The cricketer
Chandra Schaffter
Chandra Schaffter opened bowling for Ceylon against England in 1954. A successful businessman, he later mentored Sri Lanka to World Cup victory in 1996. He talks about the early days of international cricket in the country, the changing face of club cricket in Sri Lanka and the potential of the game to bring communities together.
Transcript and translations
Language
Subjects discussed
It was the friendliest rivalry that one could see
When you have matches at such large intervals, you… after the match is over, then you have a big break and then you go to seed in some ways. So really it’s not easy to keep fit and to keep yourself in tune for big match like that because they are so few and far between.
They were all one day games and what they call whistle stop matches. The ship berthed in the port of Colombo at night. They came over and played a game during the day and then caught the ship back the next night.
Oh, you feel very, very nervous to start with. Also very excited because the ground is full of people, overflowing with crowds, and usually people all can’t get in with tickets. Some of them climb the trees and watch and some of them jump over the walls if they can. So it’s a great atmosphere to play cricket in.
I think I bowled quite well because I was mentioned by number of the British newspapers at the time and I think some of them were quite impressed with what I did because they went back and I was recommended to one of the counties. Sussex, offered me a contract to play for them. It was a great honour to be asked, particularly in those days, because counties didn’t take people, shall I say, with dark skins very easily at that time. So I was very fortunate.
This is going back to the early 1900s. Nearly all clubs of any worth were purely on ethnic grounds. You had the Sinhalese Sports Club. You had the Burger Recreation Club.

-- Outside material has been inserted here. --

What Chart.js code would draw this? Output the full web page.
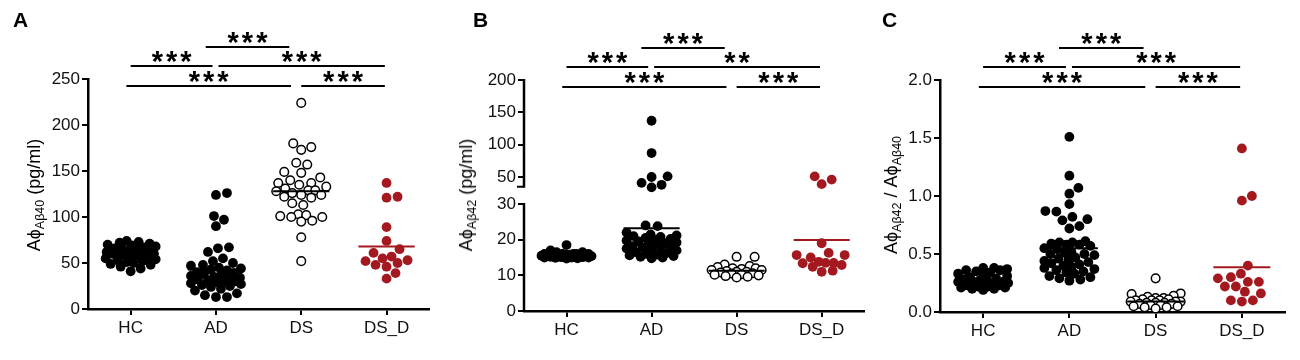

You had the Moors Sports Club. You had the Tamil Union. You had the Malays…you had the Parsis…you you had the Bohras… were all communities, different communities which lived in Sri Lanka. But apart from the fact that they had these clubs which was really a place where people of a particular culture could meet, there was no other rivalry. There was no hatred. No bitterness at all. It was the friendliest rivalry that one could see.
But all the clubs were built on these lines and they grew up and… they are the clubs, those five or six clubs which I mentioned, which made Sri Lanka cricket come into being. Sri Lanka cricket is what it is today because of the clubs. And even today it is so because of the clubs. It’s the clubs which have built Sri Lanka cricket. It is the clubs which sustain Sri Lanka cricket. So and they keep going.
Nobody looked at it as being bad in any way. But in those days, those clubs were quite strict about membership because they were primarily social clubs. And they did not admit members who did not belong to their particular community. For instance, the Tamil Union had members only of Tamil origin. Later on, in later years, they relaxed the rule and allowed non Tamils to come in, but they had no vote. Then it was further relaxed and then they could play for the club. Now, of course, those rules don’t exist anymore, among any clubs, I think. As far as I know, they’ve all relaxed those rules.
But some of them were more rigid than the others. And I suppose the smaller they were, the more rigid they were because they wanted to preserve their identity a little more. Later on, of course, they found it worked the other way because if you wanted to win a cricket tournament, for instance, if you confined yourself to the members of your own community, you’d never have a chance of winning a tournament or getting very fast. So now it’s the other way. For instance, the Tamil Union, I think all but one or two are non-Tamils. Everybody accepts it, and that’s part of life. I think the world has also changed, or the country has changed, attitudes have changed. And so with that, the clubs have changed.